Mr Koštunica, Prime Minister of Serbia
When it comes to the Kosovo issue, Europe is divided, even though one speaks nearly every day about its unity or the necessity of unity. It is good that Europe is divided; first of all because the problem of Kosovo is not an easy one, which means that Europe in the best democratic traditions of its countries is thinking about the problem. There are countries in Europe which think about solving the Kosovo problem in an easy and rash way by dismembering Serbia and accepting pressure from one national minority to create its own state in the territory of existing states. Other countries are aware of the problems and also aware that, in many cases, similar problems could occur in their country. They know that the problem of Kosovo could be imported to their own country so they think differently. It is clear that, at the moment, some countries are extremely sensitive to the Kosovan issue and the dangers of a serious precedent in the form of an independent Kosovo – countries such as Romania, Greece, Cyprus, Spain to some degree, and others. It is important and encouraging that debate is going on in Europe and that perhaps through this debate we will reach something that is in accordance with European values and the principles of international law – giving any existing state the right to be protected and respected in its territorial integrity and sovereignty while not giving rights to national minorities living in those states to create or found their own states.
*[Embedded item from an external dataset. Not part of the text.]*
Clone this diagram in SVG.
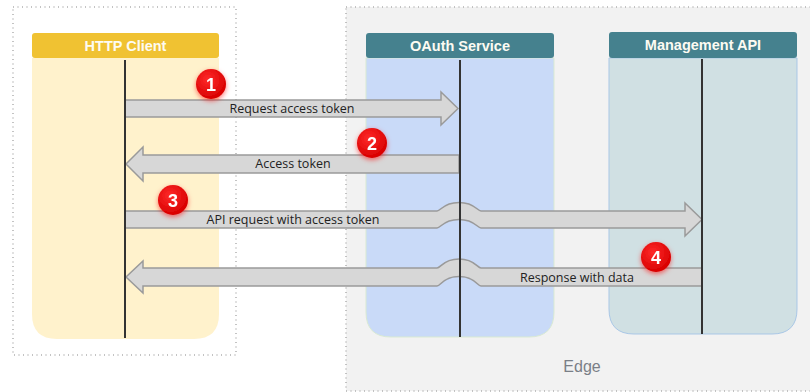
<svg xmlns="http://www.w3.org/2000/svg" width="810" height="392" viewBox="0 0 810 392">
  <defs>
    <style>
      .zone { stroke: #b0b0b0; stroke-width: 1.5; stroke-dasharray: 1 3.5; }
      .head-text { font-family: "Liberation Sans", Arial, sans-serif; font-size: 14.5px; font-weight: bold; fill: #fdfbf2; text-anchor: middle; }
      .lifeline { stroke: #333333; stroke-width: 2; }
      .msg { fill: #d7d7d7; stroke: #9a9a9a; stroke-width: 1.5; stroke-linejoin: miter; }
      .msg-text { font-family: "Open Sans", "Noto Sans", sans-serif; font-size: 12.5px; fill: #222222; text-anchor: middle; }
      .badge-text { font-family: "Liberation Sans", Arial, sans-serif; font-size: 18px; font-weight: bold; fill: #ffffff; text-anchor: middle; }
      .zone-text { font-family: "Liberation Sans", Arial, sans-serif; font-size: 16px; fill: #7a7f87; text-anchor: middle; }
    </style>
    <radialGradient id="badgeFill" cx="40%" cy="35%" r="65%">
      <stop offset="0" stop-color="#ff2a2a"/>
      <stop offset="1" stop-color="#d80000"/>
    </radialGradient>
    <filter id="glow" x="-60%" y="-60%" width="220%" height="220%">
      <feGaussianBlur in="SourceAlpha" stdDeviation="2.5"/>
      <feOffset dx="0" dy="2" result="b"/>
      <feFlood flood-color="#ff0000" flood-opacity="0.55"/>
      <feComposite in2="b" operator="in"/>
      <feMerge>
        <feMergeNode/>
        <feMergeNode in="SourceGraphic"/>
      </feMerge>
    </filter>
  </defs>

  <rect width="810" height="392" fill="#ffffff"/>

  <!-- zones -->
  <rect id="client-zone" class="zone" x="13" y="7" width="223" height="348" fill="#ffffff"/>
  <g id="edge-zone">
    <rect class="zone" x="346" y="7" width="470" height="384" fill="#f2f2f2"/>
    <text class="zone-text" x="582" y="372">Edge</text>
  </g>

  <!-- participants -->
  <g id="http-client">
    <path d="M32,58 H219 V314 Q219,339 194,339 H57 Q32,339 32,314 Z" fill="#fff2cc"/>
    <rect x="32" y="33" width="187" height="25" rx="3" fill="#f0c232"/>
    <text class="head-text" x="125.5" y="50.5">HTTP Client</text>
  </g>
  <g id="oauth-service">
    <path d="M366,58 H554 V312 Q554,337 529,337 H391 Q366,337 366,312 Z" fill="#c9daf8" stroke="#d9ead3" stroke-width="1"/>
    <rect x="366" y="33" width="188" height="25" rx="3" fill="#45818e"/>
    <text class="head-text" x="460" y="50.5">OAuth Service</text>
  </g>
  <g id="management-api">
    <path d="M609,58 H797 V309 Q797,334 772,334 H634 Q609,334 609,309 Z" fill="#d0e0e3" stroke="#a9c7e6" stroke-width="1"/>
    <rect x="609" y="32" width="188" height="26" rx="3" fill="#45818e"/>
    <text class="head-text" x="703" y="49.5">Management API</text>
  </g>

  <!-- messages -->
  <g id="connectors">
    <path class="msg" d="M125,100 H441 V92 L458,108.5 L441,125 V117 H125 Z"/>
    <path class="msg" d="M459,155 H143 V147 L126,164 L143,181 V173 H459 Z"/>
    <path class="msg" d="M125,211 H437 C441,211 443,202.5 459,202.5 C475,202.5 477,211 481,211 H685 V203 L702,219.5 L685,236 V228 H481 C477,228 475,219.5 459,219.5 C443,219.5 441,228 437,228 H125 Z"/>
    <path class="msg" d="M702,268 H481 C477,268 475,259 459,259 C443,259 441,268 437,268 H143 V261 L126,277 L143,293 V286 H437 C441,286 443,276.5 459,276.5 C475,276.5 477,286 481,286 H702 Z"/>
  </g>

  <!-- lifelines -->
  <line class="lifeline" x1="125" y1="60" x2="125" y2="338"/>
  <line class="lifeline" x1="460" y1="60" x2="460" y2="337"/>
  <line class="lifeline" x1="702" y1="59" x2="702" y2="334"/>

  <!-- message labels -->
  <text class="msg-text" x="292" y="112.5">Request access token</text>
  <text class="msg-text" x="293" y="168">Access token</text>
  <text class="msg-text" x="293" y="224">API request with access token</text>
  <text class="msg-text" x="577" y="281.5">Response with data</text>

  <!-- step badges -->
  <g id="badge-1" filter="url(#glow)">
    <circle cx="211" cy="84" r="15" fill="url(#badgeFill)"/>
    <text class="badge-text" x="211" y="90.5">1</text>
  </g>
  <g id="badge-2" filter="url(#glow)">
    <circle cx="372" cy="143" r="15" fill="url(#badgeFill)"/>
    <text class="badge-text" x="372" y="149.5">2</text>
  </g>
  <g id="badge-3" filter="url(#glow)">
    <circle cx="173" cy="200" r="15" fill="url(#badgeFill)"/>
    <text class="badge-text" x="173" y="206.5">3</text>
  </g>
  <g id="badge-4" filter="url(#glow)">
    <circle cx="656" cy="257" r="15" fill="url(#badgeFill)"/>
    <text class="badge-text" x="656" y="263.5">4</text>
  </g>
</svg>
Mr GARDETTO (Monaco) (interpretation)
said that recent press reports had quoted one member of the Serbian Government as stating that Serbia would respond with military intervention to any declaration of independence by Kosovo. In contrast, other press articles quoted another member of the Serbian Government as saying that no military action would be taken in the event of such an occurrence. He asked Mr Koštunica to comment on the truth behind these reports, and to clarify what action would be taken to integrate Kosovan citizens into Serbian society.
Mr Koštunica, Prime Minister of Serbia
Today, we have heard the official position of the Serbian Government. If the Serbian Government thinks of intervention, you may conclude that it would be intervention only through law, with full respect for international law and, most of all, UN Security Council Resolution 1244. That is a clear position.
On the other hand, we must consider how we integrate Kosovo with Serbia. Kosovo has been part of Serbia for a long time. History is not made in a few years; it is carved out and developed over decades and centuries. I am aware that Serbs and Albanians can live together with the different institutional arrangements that have been operated by the Serbian Government. They have done that for such a long time, why should they leave tomorrow?
As I address the Parliamentary Assembly, I cannot but think that one of the crucial European democratic values is multi-ethnicity. Who can doubt that multi-ethnicity is possible in Serbia when Serbs already live with many minority groups? There are under 30 of them in Serbia, and many of them live in the northern part of the country. Why should that not be possible when it comes to Albanians? I am more than sure that it is possible. I believe in that possibility. I believe in multi-ethnicity. I believe in the territorial integrity and the sovereignty of existing states. I believe in the possibility of different people living together.
THE PRESIDENT
We must now conclude the questions to Mr Koštunica. On behalf of the Assembly, I thank him most warmly for his address and for the extensive answers he has given to questions.
I hope sincerely that you will continue your successful chairmanship of the Committee of Ministers and, in particular, that we can bring the conflict in Kosovo to a peaceful solution. I encourage you to make full use of the Council of Europe’s experience and institutions.
I thank you once again for addressing the Assembly.